Synergistic Effects of Self-Doped Nanostructures as Charge Trapping Elements in Organic Field Effect Transistor Memory.

Abstract

Despite remarkable advances in the development of organic field-effect transistor (OFET) memories over recent years, the charge trapping elements remain confined to the critical electrets of polymers, nanoparticles, or ferroelectrics. Nevertheless, rare reports are available on the complementary advantages of different types of trapping elements integrated in one single OFET memory. To address this issue, we fabricated two kinds of pentacene-based OFET memories with solution-processed amorphous and β-phase poly(9,9-dioctylfluorene) (PFO) films as charge trapping layers, respectively. Compared to the amorphous film, the β-PFO film has self-doped nanostructures (20-120 nm) and could act as natural charge trapping elements, demonstrating the synergistic effects of combining both merits of polymer and nanoparticles into one electret.
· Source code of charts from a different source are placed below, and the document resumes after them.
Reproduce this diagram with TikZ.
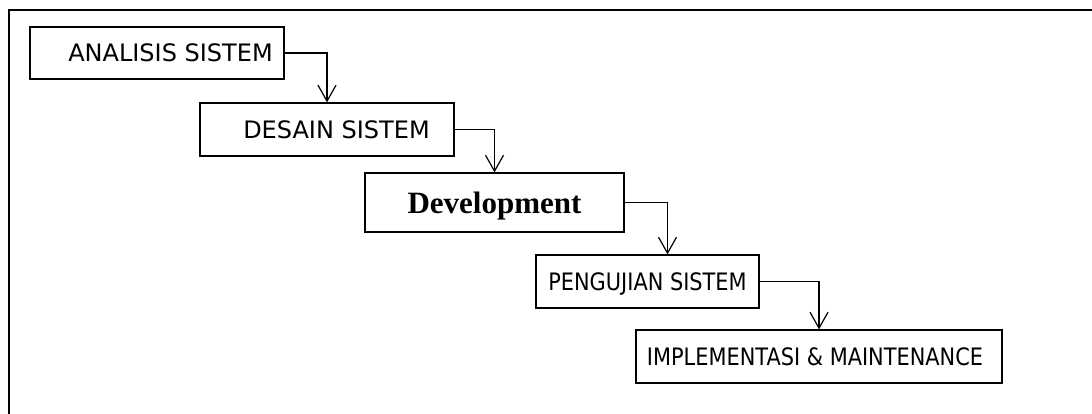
\documentclass[tikz,border=0pt]{standalone}
\usepackage{fontspec}
\setmainfont{Liberation Serif}
\newfontfamily\verd{DejaVu Sans}
\newfontfamily\verdn[FakeStretch=0.87]{DejaVu Sans}
\usetikzlibrary{arrows.meta}

\begin{document}
\begin{tikzpicture}[x=1pt,y=-1pt,>={Straight Barb[length=16pt,width=18pt]},
  bx/.style={draw,line width=1.2pt,inner sep=0pt,text depth=0pt,minimum height=53pt},
  big/.style={font=\verd\fontsize{24}{28}\selectfont},
  sml/.style={font=\verdn\fontsize{24}{28}\selectfont}]
\useasboundingbox (0,0) rectangle (1092,414);
% frame
\draw[line width=1.6pt] (9,414) -- (9,10) -- (1092,10);
\node[bx,big,minimum width=254pt,minimum height=52pt] (ana) at (157,53) {\hspace*{27pt}ANALISIS SISTEM};
\node[bx,big,minimum width=254pt] (des) at (327,129.5) {\hspace*{19pt}DESAIN SISTEM};
\node[bx,font=\fontsize{31}{36}\selectfont\bfseries,minimum width=259pt,minimum height=59pt] (dev) at (494.5,202.5) {Development};
\node[bx,sml,minimum width=223pt] (uji) at (647.5,281.5) {PENGUJIAN SISTEM};
\node[bx,sml,minimum width=366pt] (imp) at (819,356.5) {IMPLEMENTASI \& MAINTENANCE\hspace*{8pt}};
\draw[->,line width=1.2pt] (ana) -| (des);
\draw[->,line width=1.2pt] (des) -| (dev);
\draw[->,line width=1.2pt] (dev) -| ([xshift=20pt]uji.north);
\draw[->,line width=1.2pt] (uji) -| (imp);
\end{tikzpicture}
\end{document}
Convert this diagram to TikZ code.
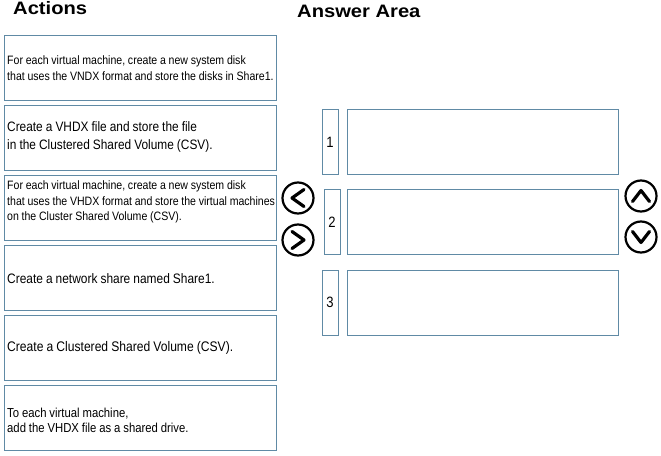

Consequently, the OFET memory with β-PFO showed nearly 26% increment in the storage capacity and a pronounced memory window of ∼45 V in 20 ms programming time. Besides, the retention time of β-PFO device extended 2 times to maintain an ON/OFF current ratio of 10(3), indicating high bias-stress reliability. Furthermore, the β-PFO device demonstrated good photosensitivity in the 430-700 nm range, which was attributed to the additive effect of smaller bandgap and self-doped nanostructures of β-phase. In this regard, the tuning of molecular conformation and aggregation in a polymer electret is an effective strategy to obtain a high performance OFET memory.